MATERIAL SHOWN -
########################################

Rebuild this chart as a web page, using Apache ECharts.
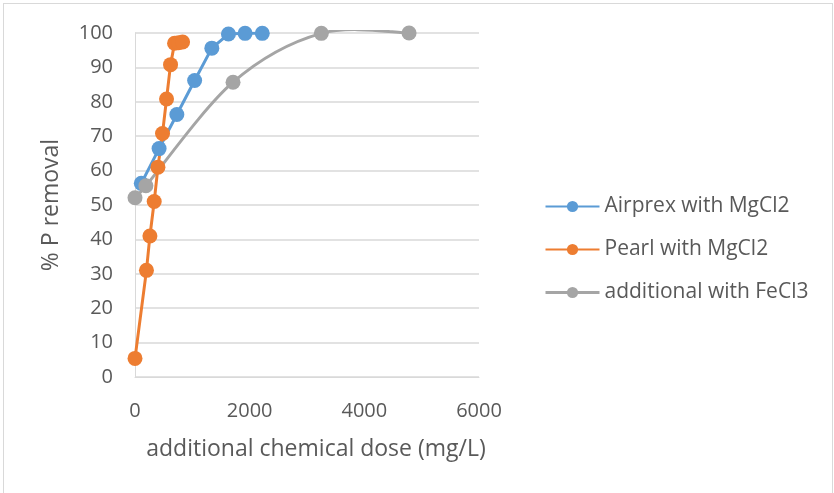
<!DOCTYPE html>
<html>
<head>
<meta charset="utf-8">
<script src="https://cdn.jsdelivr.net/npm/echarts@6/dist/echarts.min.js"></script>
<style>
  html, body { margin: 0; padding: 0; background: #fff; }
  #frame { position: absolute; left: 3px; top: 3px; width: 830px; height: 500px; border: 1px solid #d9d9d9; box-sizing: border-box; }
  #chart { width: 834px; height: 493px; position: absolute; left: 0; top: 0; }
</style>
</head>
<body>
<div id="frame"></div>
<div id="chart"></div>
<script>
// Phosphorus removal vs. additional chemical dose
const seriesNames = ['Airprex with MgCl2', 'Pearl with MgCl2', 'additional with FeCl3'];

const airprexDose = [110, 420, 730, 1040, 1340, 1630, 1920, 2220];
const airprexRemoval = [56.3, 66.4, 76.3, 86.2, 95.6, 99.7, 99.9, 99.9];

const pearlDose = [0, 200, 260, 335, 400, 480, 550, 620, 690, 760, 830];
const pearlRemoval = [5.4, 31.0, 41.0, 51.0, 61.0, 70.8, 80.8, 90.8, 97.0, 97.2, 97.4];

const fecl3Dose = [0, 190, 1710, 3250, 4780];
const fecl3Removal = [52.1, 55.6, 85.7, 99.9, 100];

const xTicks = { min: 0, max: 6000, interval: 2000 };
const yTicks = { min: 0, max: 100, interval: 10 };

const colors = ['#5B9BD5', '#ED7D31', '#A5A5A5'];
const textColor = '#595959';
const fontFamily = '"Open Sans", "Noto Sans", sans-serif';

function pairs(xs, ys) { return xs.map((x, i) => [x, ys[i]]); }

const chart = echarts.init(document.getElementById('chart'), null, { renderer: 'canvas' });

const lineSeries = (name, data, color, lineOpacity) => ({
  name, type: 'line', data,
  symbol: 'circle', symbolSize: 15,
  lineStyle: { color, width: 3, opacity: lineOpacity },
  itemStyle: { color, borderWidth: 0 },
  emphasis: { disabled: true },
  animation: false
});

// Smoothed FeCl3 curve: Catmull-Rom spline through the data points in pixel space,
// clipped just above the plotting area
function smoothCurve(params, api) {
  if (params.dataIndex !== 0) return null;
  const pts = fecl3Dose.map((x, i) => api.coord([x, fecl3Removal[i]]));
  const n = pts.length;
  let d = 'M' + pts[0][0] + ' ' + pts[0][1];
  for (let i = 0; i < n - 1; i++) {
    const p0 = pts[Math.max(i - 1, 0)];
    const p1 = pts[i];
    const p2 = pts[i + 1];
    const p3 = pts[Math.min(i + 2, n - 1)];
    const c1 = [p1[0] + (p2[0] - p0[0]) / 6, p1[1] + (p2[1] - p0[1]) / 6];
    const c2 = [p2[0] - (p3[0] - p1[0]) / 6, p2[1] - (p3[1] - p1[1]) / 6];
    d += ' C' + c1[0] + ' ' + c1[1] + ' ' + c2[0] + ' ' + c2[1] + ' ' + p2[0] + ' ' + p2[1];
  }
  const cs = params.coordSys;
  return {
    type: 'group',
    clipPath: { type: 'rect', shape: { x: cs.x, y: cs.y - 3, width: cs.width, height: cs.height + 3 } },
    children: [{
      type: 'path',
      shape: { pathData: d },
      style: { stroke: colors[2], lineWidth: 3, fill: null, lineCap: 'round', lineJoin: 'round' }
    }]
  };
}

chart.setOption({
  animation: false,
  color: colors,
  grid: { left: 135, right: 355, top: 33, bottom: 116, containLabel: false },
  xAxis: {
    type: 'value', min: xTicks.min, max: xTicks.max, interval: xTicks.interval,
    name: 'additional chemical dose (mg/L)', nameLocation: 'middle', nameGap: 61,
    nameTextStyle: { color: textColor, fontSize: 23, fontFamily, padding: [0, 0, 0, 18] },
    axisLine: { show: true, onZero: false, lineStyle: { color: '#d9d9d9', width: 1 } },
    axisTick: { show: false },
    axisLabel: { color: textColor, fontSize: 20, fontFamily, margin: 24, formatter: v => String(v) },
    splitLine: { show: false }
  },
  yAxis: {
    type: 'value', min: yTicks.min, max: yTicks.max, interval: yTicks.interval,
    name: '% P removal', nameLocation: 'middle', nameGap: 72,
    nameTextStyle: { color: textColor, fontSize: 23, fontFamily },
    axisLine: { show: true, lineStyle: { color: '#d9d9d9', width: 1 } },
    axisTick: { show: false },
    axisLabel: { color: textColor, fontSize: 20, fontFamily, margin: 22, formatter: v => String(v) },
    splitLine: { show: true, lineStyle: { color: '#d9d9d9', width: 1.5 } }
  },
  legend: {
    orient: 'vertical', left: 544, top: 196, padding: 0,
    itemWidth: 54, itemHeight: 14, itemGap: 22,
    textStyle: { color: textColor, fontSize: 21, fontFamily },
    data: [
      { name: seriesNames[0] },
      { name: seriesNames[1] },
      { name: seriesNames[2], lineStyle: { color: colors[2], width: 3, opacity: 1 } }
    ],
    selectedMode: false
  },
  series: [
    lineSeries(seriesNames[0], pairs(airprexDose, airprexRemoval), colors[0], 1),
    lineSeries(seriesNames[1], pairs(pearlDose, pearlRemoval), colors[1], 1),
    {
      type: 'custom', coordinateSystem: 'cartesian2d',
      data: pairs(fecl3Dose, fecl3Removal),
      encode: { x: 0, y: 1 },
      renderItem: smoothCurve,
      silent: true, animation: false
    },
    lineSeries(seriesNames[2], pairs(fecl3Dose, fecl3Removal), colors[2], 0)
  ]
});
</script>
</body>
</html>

########################################

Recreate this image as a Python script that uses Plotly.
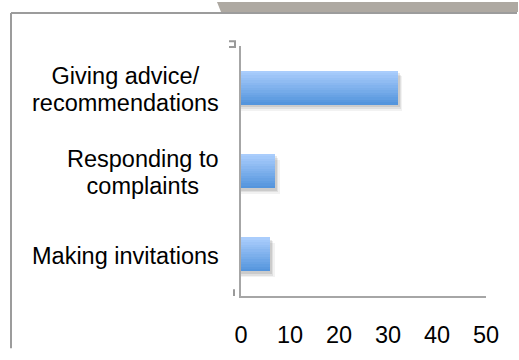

########################################

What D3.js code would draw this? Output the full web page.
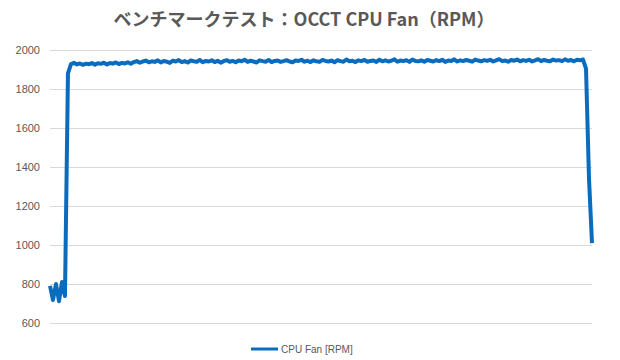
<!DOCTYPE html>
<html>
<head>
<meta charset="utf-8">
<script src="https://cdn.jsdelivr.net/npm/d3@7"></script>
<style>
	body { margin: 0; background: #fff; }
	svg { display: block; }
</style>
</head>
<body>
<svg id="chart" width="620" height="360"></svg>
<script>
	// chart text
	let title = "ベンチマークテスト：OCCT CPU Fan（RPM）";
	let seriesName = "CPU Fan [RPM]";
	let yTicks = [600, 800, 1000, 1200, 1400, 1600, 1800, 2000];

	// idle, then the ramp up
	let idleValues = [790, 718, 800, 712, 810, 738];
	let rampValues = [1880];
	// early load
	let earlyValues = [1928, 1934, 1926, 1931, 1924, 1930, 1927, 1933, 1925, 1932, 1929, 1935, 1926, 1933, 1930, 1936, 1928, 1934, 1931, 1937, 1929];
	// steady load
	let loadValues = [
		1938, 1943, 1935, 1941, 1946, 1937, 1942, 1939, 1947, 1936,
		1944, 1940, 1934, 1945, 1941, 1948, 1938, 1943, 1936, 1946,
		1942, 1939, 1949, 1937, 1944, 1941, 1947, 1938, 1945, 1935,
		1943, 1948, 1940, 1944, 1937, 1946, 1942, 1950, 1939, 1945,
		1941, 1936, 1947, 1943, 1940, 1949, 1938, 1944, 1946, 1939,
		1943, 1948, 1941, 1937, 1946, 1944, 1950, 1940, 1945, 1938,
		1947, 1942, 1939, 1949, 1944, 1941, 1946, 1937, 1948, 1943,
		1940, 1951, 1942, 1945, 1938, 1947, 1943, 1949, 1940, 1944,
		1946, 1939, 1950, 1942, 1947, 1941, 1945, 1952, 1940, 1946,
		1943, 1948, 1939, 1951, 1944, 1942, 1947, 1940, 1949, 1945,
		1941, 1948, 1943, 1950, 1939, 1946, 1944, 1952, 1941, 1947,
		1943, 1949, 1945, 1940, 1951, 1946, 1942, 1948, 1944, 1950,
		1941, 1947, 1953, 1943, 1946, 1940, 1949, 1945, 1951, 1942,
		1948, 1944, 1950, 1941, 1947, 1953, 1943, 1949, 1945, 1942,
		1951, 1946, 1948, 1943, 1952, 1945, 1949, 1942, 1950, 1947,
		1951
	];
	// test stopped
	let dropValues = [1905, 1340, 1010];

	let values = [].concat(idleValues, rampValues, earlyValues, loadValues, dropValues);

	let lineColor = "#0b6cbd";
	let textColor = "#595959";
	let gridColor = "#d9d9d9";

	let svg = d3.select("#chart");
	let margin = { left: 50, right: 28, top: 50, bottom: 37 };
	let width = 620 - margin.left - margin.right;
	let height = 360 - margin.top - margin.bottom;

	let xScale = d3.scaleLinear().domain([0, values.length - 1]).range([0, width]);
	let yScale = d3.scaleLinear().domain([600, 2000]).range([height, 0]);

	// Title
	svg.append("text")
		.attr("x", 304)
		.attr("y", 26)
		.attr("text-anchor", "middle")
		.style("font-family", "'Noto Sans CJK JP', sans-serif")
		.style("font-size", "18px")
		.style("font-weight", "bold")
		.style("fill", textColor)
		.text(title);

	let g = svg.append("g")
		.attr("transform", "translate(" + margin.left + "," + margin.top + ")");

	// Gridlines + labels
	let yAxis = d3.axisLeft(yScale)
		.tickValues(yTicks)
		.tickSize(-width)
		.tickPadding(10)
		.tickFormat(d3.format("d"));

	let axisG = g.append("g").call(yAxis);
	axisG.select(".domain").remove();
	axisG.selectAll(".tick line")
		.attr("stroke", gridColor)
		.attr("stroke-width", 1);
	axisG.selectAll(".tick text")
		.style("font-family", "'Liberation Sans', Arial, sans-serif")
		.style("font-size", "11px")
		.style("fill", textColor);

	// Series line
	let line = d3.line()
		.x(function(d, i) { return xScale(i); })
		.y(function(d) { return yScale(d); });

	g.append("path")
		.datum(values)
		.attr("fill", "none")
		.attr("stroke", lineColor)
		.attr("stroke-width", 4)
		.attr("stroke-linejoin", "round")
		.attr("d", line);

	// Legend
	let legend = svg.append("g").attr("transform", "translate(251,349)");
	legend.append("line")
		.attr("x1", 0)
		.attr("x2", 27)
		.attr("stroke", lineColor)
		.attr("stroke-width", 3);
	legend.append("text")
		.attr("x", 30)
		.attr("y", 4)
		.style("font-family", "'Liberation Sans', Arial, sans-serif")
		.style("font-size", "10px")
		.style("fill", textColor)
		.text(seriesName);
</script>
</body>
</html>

########################################

Above are the records. Copy only the lines from the one with "What D3.js code" through the one with "let yTicks = [600, 800, 1000, 1200, 1400, 1600, 1800, 2000];", exactly, with no pictures.

What D3.js code would draw this? Output the full web page.
<!DOCTYPE html>
<html>
<head>
<meta charset="utf-8">
<script src="https://cdn.jsdelivr.net/npm/d3@7"></script>
<style>
	body { margin: 0; background: #fff; }
	svg { display: block; }
</style>
</head>
<body>
<svg id="chart" width="620" height="360"></svg>
<script>
	// chart text
	let title = "ベンチマークテスト：OCCT CPU Fan（RPM）";
	let seriesName = "CPU Fan [RPM]";
	let yTicks = [600, 800, 1000, 1200, 1400, 1600, 1800, 2000];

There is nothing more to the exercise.